Despite deregulation, natural gas customers in the Dayton-Springfield area have in the past year stuck with their default providers rather than taking up offers from suppliers marketing alternatives.
Statistics from the Public Utility Commission of Ohio show that of 309,630 Vectren Energy Delivery of Ohio customers in June, only 42 percent were enrolled to be served by an unregulated supplier as part of the utility’s choice program, down from 49 percent in June 2012.
For Columbia Gas of Ohio as of June, 35.4 percent of Columbia households, which includes Clark County, had signed up for an unregulated supplier in the utility’s choice program, down from 37.5 percent in June 2012.
It’s a different story for Duke Energy of Ohio’s 416,706 customers, with 47 percent in the choice program in June, up from 34.2 percent in June 2012.
“A customer’s choice to shop or not shop is based upon the standard service price versus the options being made available by suppliers in that service area. As these variables differ geographically, differences are to be expected,” Duke Energy Ohio & Kentucky spokeswoman Sally Thelen said.
In recent months, however, Vectren said the customer choice figure has crept back up to 47 to 48 percent. That’s because customers usually consider switching when the cold season approaches.
“That is usually when the marketers get more active in soliciting customers and offering deals,” Vectren spokeswoman Chase Kelley said. But over the past five years, Vectren customers have steadily migrated to shopping around and actively choosing a supplier, she added.

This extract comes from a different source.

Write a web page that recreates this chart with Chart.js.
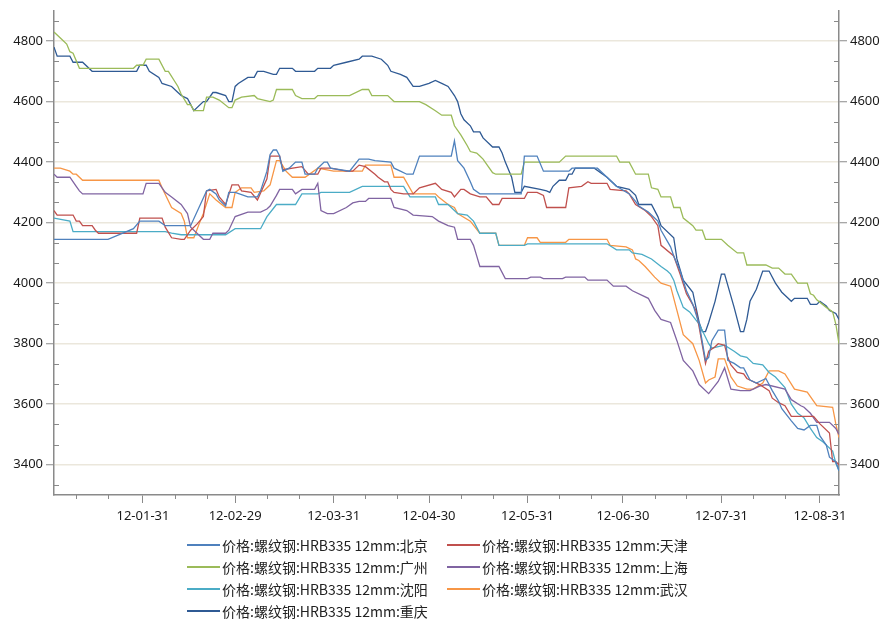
<!DOCTYPE html>
<html>
<head>
<meta charset="utf-8">
<script src="https://cdn.jsdelivr.net/npm/chart.js@4.4.1/dist/chart.umd.min.js"></script>
<style>
  body { margin: 0; background: #fff; }
  #wrap { position: relative; width: 888px; height: 622px; }
  #legend { position: absolute; left: 187px; top: 534px; display: grid; grid-template-columns: 260px 260px;
            font-family: "Noto Sans CJK SC", sans-serif; font-size: 14px; color: #222; }
  .item { position: relative; height: 22px; line-height: 22px; padding-left: 35px; white-space: nowrap; }
  .ln { position: absolute; left: 0; top: 10px; width: 33px; height: 2px; }
</style>
</head>
<body>
<div id="wrap"><canvas id="myChart" width="888" height="622"></canvas><div id="legend"></div></div>
<script>
// x = day of year 2012 (1 = Jan 1), y = price
var beijing = [[3,4145],[20,4145],[28,4180],[30,4205],[36,4205],[38,4190],[46,4190],[51,4305],[52,4310],[54,4295],[55,4275],[57,4255],[58,4300],[60,4300],[64,4285],[67,4285],[68,4305],[70,4370],[71,4425],[72,4440],[73,4440],[74,4420],[75,4370],[77,4380],[79,4400],[81,4400],[82,4360],[85,4360],[86,4380],[88,4400],[89,4400],[90,4380],[96,4370],[99,4410],[102,4410],[104,4405],[109,4400],[110,4380],[112,4370],[114,4360],[116,4360],[118,4420],[128,4420],[129,4470],[130,4405],[132,4380],[134,4335],[135,4310],[137,4295],[150,4295],[151,4420],[155,4420],[157,4370],[165,4370],[166,4380],[174,4380],[177,4350],[180,4320],[184,4295],[186,4270],[187,4255],[190,4235],[193,4205],[194,4175],[197,4120],[198,4090],[200,4040],[202,3975],[204,3930],[206,3865],[208,3745],[209,3755],[210,3810],[212,3845],[214,3845],[215,3745],[217,3735],[219,3720],[220,3720],[222,3680],[224,3670],[227,3685],[229,3645],[231,3610],[232,3585],[235,3545],[237,3520],[239,3515],[241,3530],[243,3530],[244,3495],[246,3465],[247,3425],[249,3410],[250,3380]];
var tianjin = [[3,4240],[4,4225],[9,4225],[10,4205],[11,4205],[12,4190],[15,4190],[16,4175],[17,4165],[29,4165],[30,4215],[37,4215],[38,4185],[40,4150],[43,4145],[44,4145],[46,4175],[48,4195],[50,4220],[51,4305],[54,4310],[55,4285],[57,4260],[59,4325],[61,4325],[62,4305],[65,4300],[67,4275],[70,4345],[71,4420],[74,4420],[75,4375],[81,4385],[83,4360],[86,4360],[87,4380],[90,4380],[95,4370],[97,4370],[99,4390],[101,4385],[104,4360],[105,4350],[107,4335],[108,4335],[109,4310],[110,4300],[113,4295],[116,4295],[118,4315],[123,4330],[125,4310],[128,4300],[129,4285],[131,4310],[132,4310],[134,4295],[137,4285],[139,4285],[141,4260],[143,4260],[144,4280],[151,4280],[152,4300],[155,4300],[157,4290],[158,4250],[164,4250],[165,4315],[169,4320],[171,4335],[172,4330],[177,4330],[178,4310],[183,4305],[184,4295],[186,4260],[189,4240],[191,4220],[193,4190],[194,4125],[198,4090],[200,4030],[202,3965],[205,3910],[206,3855],[208,3735],[209,3775],[211,3790],[212,3800],[214,3795],[215,3755],[216,3730],[218,3705],[220,3700],[221,3685],[225,3665],[228,3645],[229,3620],[231,3605],[233,3595],[235,3560],[242,3560],[244,3535],[247,3505],[248,3410],[249,3410],[250,3400]];
var guangzhou = [[3,4830],[5,4810],[7,4790],[8,4765],[9,4760],[11,4710],[28,4710],[29,4720],[31,4720],[32,4740],[36,4740],[38,4700],[39,4700],[42,4650],[43,4625],[45,4590],[46,4590],[47,4570],[50,4570],[51,4615],[53,4615],[55,4605],[58,4580],[59,4580],[60,4605],[62,4615],[66,4620],[67,4610],[71,4600],[72,4605],[73,4640],[78,4640],[79,4620],[81,4610],[85,4610],[86,4620],[96,4620],[100,4640],[102,4640],[103,4620],[108,4620],[110,4600],[118,4600],[120,4590],[123,4570],[125,4555],[128,4555],[129,4520],[131,4490],[133,4455],[134,4435],[136,4430],[137,4420],[138,4410],[141,4365],[142,4360],[150,4360],[151,4400],[162,4400],[164,4420],[180,4420],[181,4400],[184,4400],[186,4360],[190,4360],[191,4315],[193,4310],[194,4285],[197,4285],[198,4250],[200,4250],[201,4215],[204,4190],[205,4175],[207,4175],[208,4145],[213,4145],[215,4125],[218,4100],[220,4100],[221,4060],[227,4060],[229,4050],[231,4050],[233,4030],[235,4030],[237,4000],[240,4000],[241,3965],[242,3960],[243,3945],[246,3920],[248,3905],[249,3865],[250,3800]];
var shanghai = [[3,4360],[4,4350],[8,4350],[10,4320],[11,4305],[12,4295],[31,4295],[32,4330],[36,4330],[38,4300],[40,4285],[43,4260],[45,4230],[46,4185],[48,4165],[50,4145],[52,4145],[53,4165],[57,4165],[58,4175],[60,4220],[64,4235],[68,4235],[70,4245],[71,4255],[73,4290],[74,4310],[78,4310],[79,4295],[81,4310],[85,4310],[86,4330],[87,4240],[89,4230],[91,4230],[95,4250],[97,4265],[99,4270],[101,4270],[102,4280],[109,4280],[110,4250],[114,4240],[116,4225],[122,4220],[124,4205],[127,4190],[129,4185],[130,4145],[134,4145],[135,4125],[136,4090],[137,4055],[143,4055],[145,4015],[152,4015],[153,4020],[156,4020],[157,4015],[163,4015],[164,4020],[170,4020],[171,4010],[177,4010],[179,3990],[183,3990],[185,3975],[190,3950],[192,3910],[194,3880],[197,3870],[199,3810],[201,3745],[204,3710],[206,3665],[209,3635],[212,3675],[214,3720],[216,3650],[219,3645],[222,3645],[225,3660],[227,3665],[233,3650],[235,3615],[238,3595],[239,3590],[241,3570],[243,3540],[247,3540],[249,3520],[250,3500]];
var shenyang = [[3,4215],[8,4205],[9,4170],[38,4170],[40,4165],[43,4160],[57,4160],[60,4180],[68,4180],[70,4220],[73,4260],[79,4260],[81,4295],[86,4295],[87,4300],[96,4300],[100,4320],[113,4320],[115,4285],[123,4285],[124,4260],[127,4260],[129,4240],[130,4230],[133,4225],[135,4205],[137,4165],[142,4165],[143,4125],[151,4125],[152,4130],[177,4130],[180,4110],[184,4110],[185,4100],[188,4095],[191,4080],[194,4055],[196,4040],[197,4030],[198,4010],[199,3975],[201,3920],[203,3905],[206,3865],[209,3800],[210,3785],[212,3790],[214,3795],[217,3775],[219,3760],[221,3755],[223,3735],[226,3730],[228,3705],[230,3690],[233,3655],[235,3600],[237,3570],[239,3555],[241,3520],[243,3490],[245,3475],[248,3445],[249,3405],[250,3380]];
var wuhan = [[3,4380],[5,4380],[8,4370],[9,4360],[10,4360],[12,4340],[36,4340],[37,4315],[40,4250],[43,4230],[44,4205],[45,4150],[47,4150],[49,4205],[50,4230],[52,4295],[54,4275],[57,4250],[59,4250],[60,4300],[62,4315],[65,4315],[66,4300],[69,4305],[71,4325],[73,4405],[74,4405],[76,4370],[77,4360],[78,4350],[82,4350],[86,4380],[91,4370],[100,4370],[101,4390],[109,4390],[110,4350],[113,4350],[116,4295],[123,4295],[124,4285],[127,4260],[129,4250],[130,4230],[134,4205],[137,4165],[142,4165],[143,4125],[151,4125],[152,4150],[155,4150],[156,4135],[164,4135],[165,4145],[177,4145],[178,4125],[183,4120],[185,4110],[186,4080],[187,4075],[189,4055],[192,4020],[194,4000],[197,3990],[199,3910],[201,3830],[204,3800],[206,3745],[208,3670],[209,3680],[211,3690],[212,3750],[214,3750],[216,3690],[218,3660],[221,3650],[223,3650],[226,3670],[228,3710],[231,3710],[233,3700],[236,3650],[240,3640],[243,3595],[248,3590],[249,3535],[250,3490]];
var chongqing = [[3,4780],[4,4750],[8,4750],[9,4730],[12,4730],[15,4700],[29,4700],[30,4720],[32,4720],[33,4700],[36,4680],[37,4660],[40,4650],[42,4630],[43,4620],[45,4610],[47,4570],[50,4600],[51,4600],[53,4630],[54,4630],[57,4620],[58,4600],[59,4600],[60,4650],[61,4660],[64,4680],[66,4680],[67,4700],[69,4700],[72,4690],[73,4690],[74,4710],[78,4710],[79,4700],[85,4700],[86,4710],[90,4710],[91,4720],[95,4730],[99,4740],[100,4750],[103,4750],[106,4740],[108,4720],[109,4700],[112,4690],[114,4680],[116,4650],[118,4650],[121,4660],[123,4670],[125,4660],[127,4650],[129,4620],[130,4600],[131,4560],[132,4540],[134,4520],[135,4500],[137,4500],[138,4480],[141,4450],[143,4450],[144,4430],[145,4400],[147,4350],[148,4300],[150,4300],[151,4320],[156,4310],[158,4305],[159,4300],[160,4320],[162,4340],[164,4340],[165,4360],[166,4360],[167,4380],[173,4380],[177,4350],[180,4320],[184,4310],[186,4290],[187,4260],[191,4260],[193,4220],[194,4190],[198,4150],[199,4080],[201,4010],[204,3970],[205,3920],[206,3870],[207,3840],[208,3840],[209,3870],[211,3940],[213,4030],[214,4030],[217,3920],[219,3840],[220,3840],[221,3880],[222,3940],[224,3980],[226,4040],[228,4040],[230,4000],[232,3970],[234,3950],[235,3940],[236,3950],[240,3950],[241,3930],[243,3930],[244,3940],[246,3925],[247,3910],[249,3900],[250,3880]];

var cities = ['北京', '天津', '广州', '上海', '沈阳', '武汉', '重庆'];
var series = [beijing, tianjin, guangzhou, shanghai, shenyang, wuhan, chongqing];
var colors = ['#4f81bd', '#c0504d', '#9bbb59', '#8064a2', '#4bacc6', '#f79646', '#2f5a94'];

var monthEnds = [31, 60, 91, 121, 152, 182, 213, 244];
var tickLabels = ['12-01-31', '12-02-29', '12-03-31', '12-04-30', '12-05-31', '12-06-30', '12-07-31', '12-08-31'];
var monthStarts = [1, 32, 61, 92, 122, 153, 183, 214, 245];
var yTicks = [3400, 3600, 3800, 4000, 4200, 4400, 4600, 4800];

var axisColor = '#8a8a8a';
var tickFont = { family: 'Noto Sans', size: 13 };

var minorDays = [];
monthStarts.forEach(function(s) { [s + 9, s + 19].forEach(function(d) { if (d > 3 && d < 250) minorDays.push(d); }); });
var minorVals = [];
yTicks.concat([3200]).forEach(function(v) { [v + 200 / 3, v + 400 / 3].forEach(function(m) { if (m > 3300 && m < 4900) minorVals.push(m); }); });

var minorTicks = {
    id: 'minorTicks',
    afterDraw: function(chart) {
        var c = chart.ctx, a = chart.chartArea;
        var sx = chart.scales.x, sy = chart.scales.y;
        c.save();
        c.strokeStyle = axisColor;
        c.lineWidth = 1;
        minorDays.forEach(function(d) {
            var px = Math.round(sx.getPixelForValue(d)) + 0.5;
            c.beginPath(); c.moveTo(px, a.bottom); c.lineTo(px, a.bottom + 4); c.stroke();
        });
        minorVals.forEach(function(v) {
            var py = Math.round(sy.getPixelForValue(v)) + 0.5;
            c.beginPath(); c.moveTo(a.left, py); c.lineTo(a.left + 5, py); c.stroke();
            c.beginPath(); c.moveTo(a.right, py); c.lineTo(a.right - 5, py); c.stroke();
        });
        c.restore();
    }
};

var yAxis = function(pos, w) {
    return {
        position: pos, min: 3300, max: 4900,
        afterBuildTicks: function(s) { s.ticks = yTicks.map(function(v) { return { value: v }; }); },
        afterFit: function(s) { s.width = w; },
        ticks: { font: tickFont, color: '#1a1a1a', padding: 3, callback: function(v) { return String(v); } },
        grid: { drawOnChartArea: pos === 'left', color: '#ebe7dc', lineWidth: 1.5, tickColor: axisColor, tickLength: 8, tickWidth: 1 },
        border: { color: axisColor, width: 1.5 }
    };
};

var graphData = {
    type: 'line',
    data: {
        datasets: series.map(function(s, i) {
            return {
                label: '价格:螺纹钢:HRB335 12mm:' + cities[i],
                data: s.map(function(p) { return { x: p[0], y: p[1] }; }),
                borderColor: colors[i],
                borderWidth: 1.3,
                pointRadius: 0,
                tension: 0,
                yAxisID: 'y'
            };
        })
    },
    options: {
        responsive: false,
        devicePixelRatio: 1,
        animation: false,
        layout: { padding: { top: 10, bottom: 97, left: 0, right: 0 } },
        plugins: { legend: { display: false }, tooltip: { enabled: false } },
        scales: {
            x: {
                type: 'linear', min: 3, max: 250,
                afterBuildTicks: function(s) { s.ticks = monthEnds.map(function(v) { return { value: v }; }); },
                afterFit: function(s) { s.height = 30; },
                ticks: { font: tickFont, color: '#1a1a1a', padding: 5, maxRotation: 0, autoSkip: false,
                         callback: function(v, i) { return tickLabels[i]; } },
                grid: { drawOnChartArea: false, tickColor: axisColor, tickLength: 8 },
                border: { color: axisColor, width: 1.5 }
            },
            y: yAxis('left', 54),
            y2: yAxis('right', 49)
        }
    },
    plugins: [minorTicks]
};
var myChart = new Chart(document.getElementById('myChart'), graphData);

var legend = document.getElementById('legend');
graphData.data.datasets.forEach(function(ds, i) {
    var item = document.createElement('div');
    item.className = 'item';
    var ln = document.createElement('span');
    ln.className = 'ln';
    ln.style.backgroundColor = colors[i];
    item.appendChild(ln);
    item.appendChild(document.createTextNode(ds.label));
    legend.appendChild(item);
});
</script>
</body>
</html>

If a customer does not choose a supplier, the household or business gets the default, which is known as the standard choice offer. In Vectren’s case, that is provided by a selection of three who all offer natural gas at the same price — Direct Energy, Hess and DTE Energy. Vectren divides its customers among them.

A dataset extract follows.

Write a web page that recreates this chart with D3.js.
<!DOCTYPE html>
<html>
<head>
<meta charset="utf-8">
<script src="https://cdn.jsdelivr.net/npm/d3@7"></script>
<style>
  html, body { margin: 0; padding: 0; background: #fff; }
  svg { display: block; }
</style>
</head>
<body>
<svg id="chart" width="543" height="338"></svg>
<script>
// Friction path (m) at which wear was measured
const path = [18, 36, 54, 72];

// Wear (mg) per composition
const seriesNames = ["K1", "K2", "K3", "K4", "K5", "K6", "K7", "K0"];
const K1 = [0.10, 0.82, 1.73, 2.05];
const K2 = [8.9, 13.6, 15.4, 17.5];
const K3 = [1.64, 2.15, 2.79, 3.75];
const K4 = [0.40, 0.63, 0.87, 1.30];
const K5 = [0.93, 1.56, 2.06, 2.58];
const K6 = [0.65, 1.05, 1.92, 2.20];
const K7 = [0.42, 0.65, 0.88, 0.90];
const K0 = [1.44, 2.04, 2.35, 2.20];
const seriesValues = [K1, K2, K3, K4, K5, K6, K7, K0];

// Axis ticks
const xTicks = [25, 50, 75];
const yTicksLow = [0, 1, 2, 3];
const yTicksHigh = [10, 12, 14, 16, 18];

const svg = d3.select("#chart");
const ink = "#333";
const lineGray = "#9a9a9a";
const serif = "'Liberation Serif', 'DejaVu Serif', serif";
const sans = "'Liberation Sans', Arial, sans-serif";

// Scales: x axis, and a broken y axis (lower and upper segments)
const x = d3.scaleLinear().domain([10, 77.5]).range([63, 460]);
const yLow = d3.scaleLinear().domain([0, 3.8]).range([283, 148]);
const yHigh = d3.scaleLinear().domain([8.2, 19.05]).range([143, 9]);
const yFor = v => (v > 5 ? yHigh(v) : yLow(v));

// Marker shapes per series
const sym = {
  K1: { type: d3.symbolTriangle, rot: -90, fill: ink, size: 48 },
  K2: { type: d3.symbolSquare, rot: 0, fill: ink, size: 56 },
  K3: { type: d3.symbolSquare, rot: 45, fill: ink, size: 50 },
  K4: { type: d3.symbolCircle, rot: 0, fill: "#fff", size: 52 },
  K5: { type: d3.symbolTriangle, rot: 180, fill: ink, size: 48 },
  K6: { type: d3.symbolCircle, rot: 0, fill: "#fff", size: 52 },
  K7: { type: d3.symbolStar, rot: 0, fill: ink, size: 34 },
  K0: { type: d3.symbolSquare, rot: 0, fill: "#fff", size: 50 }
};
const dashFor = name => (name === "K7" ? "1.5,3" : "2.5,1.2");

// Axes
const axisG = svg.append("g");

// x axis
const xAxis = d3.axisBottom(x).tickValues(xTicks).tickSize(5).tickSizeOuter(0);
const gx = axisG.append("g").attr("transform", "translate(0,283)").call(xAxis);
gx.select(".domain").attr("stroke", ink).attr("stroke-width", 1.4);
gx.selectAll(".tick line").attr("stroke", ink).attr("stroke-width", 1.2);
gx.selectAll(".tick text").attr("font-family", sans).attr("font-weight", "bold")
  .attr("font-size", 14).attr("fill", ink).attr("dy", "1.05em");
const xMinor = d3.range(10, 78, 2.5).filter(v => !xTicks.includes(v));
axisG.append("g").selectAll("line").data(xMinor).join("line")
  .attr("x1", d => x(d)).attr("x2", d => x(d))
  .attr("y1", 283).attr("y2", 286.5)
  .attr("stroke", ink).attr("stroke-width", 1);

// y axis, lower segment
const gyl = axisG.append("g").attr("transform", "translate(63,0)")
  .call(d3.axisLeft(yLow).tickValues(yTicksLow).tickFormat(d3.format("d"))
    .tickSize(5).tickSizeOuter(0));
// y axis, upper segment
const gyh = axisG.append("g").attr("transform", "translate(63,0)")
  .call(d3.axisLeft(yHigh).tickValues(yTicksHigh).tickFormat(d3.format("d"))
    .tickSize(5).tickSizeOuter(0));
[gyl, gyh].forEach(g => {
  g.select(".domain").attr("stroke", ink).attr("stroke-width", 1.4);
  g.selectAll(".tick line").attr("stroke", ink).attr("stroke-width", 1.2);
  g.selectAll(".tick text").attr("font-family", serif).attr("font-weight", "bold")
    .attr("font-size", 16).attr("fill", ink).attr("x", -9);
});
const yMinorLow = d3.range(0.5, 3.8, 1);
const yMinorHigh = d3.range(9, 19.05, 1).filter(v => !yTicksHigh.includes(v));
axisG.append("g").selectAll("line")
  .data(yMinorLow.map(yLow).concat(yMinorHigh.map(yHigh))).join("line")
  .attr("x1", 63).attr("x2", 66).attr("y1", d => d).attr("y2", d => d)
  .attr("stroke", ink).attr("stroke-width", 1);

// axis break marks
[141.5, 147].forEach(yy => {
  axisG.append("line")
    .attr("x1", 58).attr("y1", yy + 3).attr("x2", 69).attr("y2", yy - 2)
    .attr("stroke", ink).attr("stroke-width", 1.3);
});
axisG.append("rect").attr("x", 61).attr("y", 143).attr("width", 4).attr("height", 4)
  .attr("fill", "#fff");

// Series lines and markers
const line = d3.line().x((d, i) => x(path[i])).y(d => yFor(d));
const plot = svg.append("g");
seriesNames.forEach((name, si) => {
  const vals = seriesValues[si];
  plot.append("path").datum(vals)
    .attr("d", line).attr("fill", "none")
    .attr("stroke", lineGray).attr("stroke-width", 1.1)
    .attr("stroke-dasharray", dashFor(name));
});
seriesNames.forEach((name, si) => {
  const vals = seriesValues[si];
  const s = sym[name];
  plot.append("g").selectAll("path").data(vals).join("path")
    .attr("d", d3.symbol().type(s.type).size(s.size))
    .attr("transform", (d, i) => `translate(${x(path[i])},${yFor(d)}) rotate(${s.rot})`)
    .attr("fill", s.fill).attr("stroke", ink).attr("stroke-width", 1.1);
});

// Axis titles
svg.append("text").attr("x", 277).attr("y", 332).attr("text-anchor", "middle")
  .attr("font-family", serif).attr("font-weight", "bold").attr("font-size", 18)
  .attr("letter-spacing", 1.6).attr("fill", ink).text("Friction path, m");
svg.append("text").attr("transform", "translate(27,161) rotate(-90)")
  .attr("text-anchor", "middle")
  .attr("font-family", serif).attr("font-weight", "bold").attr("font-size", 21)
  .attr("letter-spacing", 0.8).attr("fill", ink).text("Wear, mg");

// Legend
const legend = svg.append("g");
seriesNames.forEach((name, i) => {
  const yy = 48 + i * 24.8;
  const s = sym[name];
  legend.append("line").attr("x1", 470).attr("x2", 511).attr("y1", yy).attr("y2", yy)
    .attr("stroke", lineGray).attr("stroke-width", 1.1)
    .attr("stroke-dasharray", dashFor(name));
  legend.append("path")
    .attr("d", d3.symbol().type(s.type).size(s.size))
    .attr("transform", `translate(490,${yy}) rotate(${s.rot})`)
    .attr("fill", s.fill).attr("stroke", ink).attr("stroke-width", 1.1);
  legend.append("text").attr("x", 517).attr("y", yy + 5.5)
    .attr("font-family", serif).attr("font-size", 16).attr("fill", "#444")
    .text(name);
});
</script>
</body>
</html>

Vectren and Columbia hold annual auctions to enable suppliers to bid on that customer base. Duke does not hold an auction. It calculates a default price based on expected costs to purchase and transport gas to customers.
Kelley said a number of factors are at play — historically low gas prices, which removes a sense of urgency for supplier shopping, and many customers still assuming Vectren is a supplier of gas rather than the operator of the delivery system.
“They have not jumped in to learn more about options, and our research has validated that,” Kelley said. “We have launched a program to inform customers that Vectren is not a natural gas supplier, that we partner with suppliers to fulfill your natural gas service.”
Columbia spokesman Steve Jablonski agreed that low prices have reduced the urgency of customers considering a switch.
“Prices are low and people aren’t paying that much attention,” he said. “It’s not the hot issue it was a few years ago when gas prices were spiking.”
Going into winter, there could be price volatility, so customers are advised to shop around, Kelley said.
Marty Berkowitz, spokesman for the Ohio Consumer’s Counsel, said more competitive offers in Duke territory increases customers in the choice program. This month, Duke is charging 53-cents per 100 cubic feet of natural gas. In most cases, customers can lock into a fixed rate for a year that is competitive, or is low on a teaser rate.
In the case of Columbia, that utility is offering a very competitive price, he added.
“The bottom line is people are going away from the marketers and staying with Columbia because they can get a better rate,” Berkowitz said, adding that his office advocates for a standard or default supplier option in the event customers don’t choose a supplier, as a way to keep prices low.
The low cost of natural gas - heating bills had not been this low since the heating season of 2001-2002.
Heating sources, five-month bill total:
Natural gas furnace $340
Natural gas furnace (high-efficiency model) $300
Electric furnace $1,400
Electric heat pump $675
Propane furnace $1,245
* Amounts exclude costs for water heating or other appliances.